The request: Skip all pictures, then print the remaining material exactly.

+++ Data segment

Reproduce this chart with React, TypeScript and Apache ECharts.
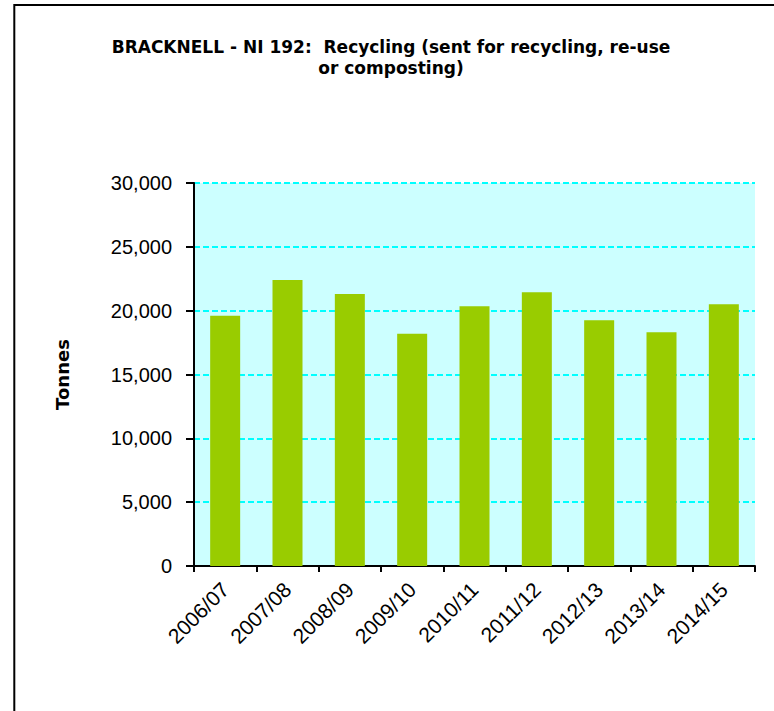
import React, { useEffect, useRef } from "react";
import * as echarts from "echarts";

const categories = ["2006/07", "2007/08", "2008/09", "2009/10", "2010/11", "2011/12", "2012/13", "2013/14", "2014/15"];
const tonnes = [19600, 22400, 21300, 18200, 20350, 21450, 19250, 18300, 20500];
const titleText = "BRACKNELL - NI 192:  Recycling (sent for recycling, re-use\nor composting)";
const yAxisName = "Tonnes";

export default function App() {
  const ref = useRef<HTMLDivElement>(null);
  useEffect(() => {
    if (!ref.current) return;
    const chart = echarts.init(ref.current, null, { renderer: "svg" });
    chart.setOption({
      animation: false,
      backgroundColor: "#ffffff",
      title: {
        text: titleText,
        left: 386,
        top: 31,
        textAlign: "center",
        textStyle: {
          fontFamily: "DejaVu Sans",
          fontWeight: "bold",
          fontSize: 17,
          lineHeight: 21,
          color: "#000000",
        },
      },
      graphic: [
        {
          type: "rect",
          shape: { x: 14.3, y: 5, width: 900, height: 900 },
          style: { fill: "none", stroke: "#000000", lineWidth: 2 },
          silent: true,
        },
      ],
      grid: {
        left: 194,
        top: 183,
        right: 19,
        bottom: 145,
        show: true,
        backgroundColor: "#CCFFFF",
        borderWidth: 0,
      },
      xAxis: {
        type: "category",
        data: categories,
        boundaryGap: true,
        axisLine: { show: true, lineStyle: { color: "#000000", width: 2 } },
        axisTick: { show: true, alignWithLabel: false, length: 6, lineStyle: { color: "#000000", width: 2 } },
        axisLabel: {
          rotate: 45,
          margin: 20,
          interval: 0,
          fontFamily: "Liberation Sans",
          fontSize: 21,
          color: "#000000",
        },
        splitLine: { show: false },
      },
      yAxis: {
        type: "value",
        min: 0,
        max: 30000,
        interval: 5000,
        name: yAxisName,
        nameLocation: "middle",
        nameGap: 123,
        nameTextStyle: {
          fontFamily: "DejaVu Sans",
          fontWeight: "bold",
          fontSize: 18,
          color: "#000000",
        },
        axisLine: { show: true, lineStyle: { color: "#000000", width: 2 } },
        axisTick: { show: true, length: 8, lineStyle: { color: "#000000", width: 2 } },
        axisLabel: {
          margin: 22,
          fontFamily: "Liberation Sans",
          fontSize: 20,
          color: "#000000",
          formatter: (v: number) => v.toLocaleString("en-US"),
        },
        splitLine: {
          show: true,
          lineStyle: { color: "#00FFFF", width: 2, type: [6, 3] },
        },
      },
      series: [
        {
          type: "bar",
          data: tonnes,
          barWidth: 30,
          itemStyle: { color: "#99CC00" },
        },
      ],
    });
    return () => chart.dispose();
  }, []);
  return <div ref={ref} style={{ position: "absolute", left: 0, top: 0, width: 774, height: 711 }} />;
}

++++++

Output for this task:
Reproduce this chart with React, TypeScript and Apache ECharts.
import React, { useEffect, useRef } from "react";
import * as echarts from "echarts";

const categories = ["2006/07", "2007/08", "2008/09", "2009/10", "2010/11", "2011/12", "2012/13", "2013/14", "2014/15"];
const tonnes = [19600, 22400, 21300, 18200, 20350, 21450, 19250, 18300, 20500];
const titleText = "BRACKNELL - NI 192:  Recycling (sent for recycling, re-use\nor composting)";
const yAxisName = "Tonnes";

export default function App() {
  const ref = useRef<HTMLDivElement>(null);
  useEffect(() => {
    if (!ref.current) return;
    const chart = echarts.init(ref.current, null, { renderer: "svg" });
    chart.setOption({
      animation: false,
      backgroundColor: "#ffffff",
      title: {
        text: titleText,
        left: 386,
        top: 31,
        textAlign: "center",
        textStyle: {
          fontFamily: "DejaVu Sans",
          fontWeight: "bold",
          fontSize: 17,
          lineHeight: 21,
          color: "#000000",
        },
      },
      graphic: [
        {
          type: "rect",
          shape: { x: 14.3, y: 5, width: 900, height: 900 },
          style: { fill: "none", stroke: "#000000", lineWidth: 2 },
          silent: true,
        },
      ],
      grid: {
        left: 194,
        top: 183,
        right: 19,
        bottom: 145,
        show: true,
        backgroundColor: "#CCFFFF",
        borderWidth: 0,
      },
      xAxis: {
        type: "category",
        data: categories,
        boundaryGap: true,
        axisLine: { show: true, lineStyle: { color: "#000000", width: 2 } },
        axisTick: { show: true, alignWithLabel: false, length: 6, lineStyle: { color: "#000000", width: 2 } },
        axisLabel: {
          rotate: 45,
          margin: 20,
          interval: 0,
          fontFamily: "Liberation Sans",
          fontSize: 21,
          color: "#000000",
        },
        splitLine: { show: false },
      },
      yAxis: {
        type: "value",
        min: 0,
        max: 30000,
        interval: 5000,
        name: yAxisName,
        nameLocation: "middle",
        nameGap: 123,
        nameTextStyle: {
          fontFamily: "DejaVu Sans",
          fontWeight: "bold",
          fontSize: 18,
          color: "#000000",
        },
        axisLine: { show: true, lineStyle: { color: "#000000", width: 2 } },
        axisTick: { show: true, length: 8, lineStyle: { color: "#000000", width: 2 } },
        axisLabel: {
          margin: 22,
          fontFamily: "Liberation Sans",
          fontSize: 20,
          color: "#000000",
          formatter: (v: number) => v.toLocaleString("en-US"),
        },
        splitLine: {
          show: true,
          lineStyle: { color: "#00FFFF", width: 2, type: [6, 3] },
        },
      },
      series: [
        {
          type: "bar",
          data: tonnes,
          barWidth: 30,
          itemStyle: { color: "#99CC00" },
        },
      ],
    });
    return () => chart.dispose();
  }, []);
  return <div ref={ref} style={{ position: "absolute", left: 0, top: 0, width: 774, height: 711 }} />;
}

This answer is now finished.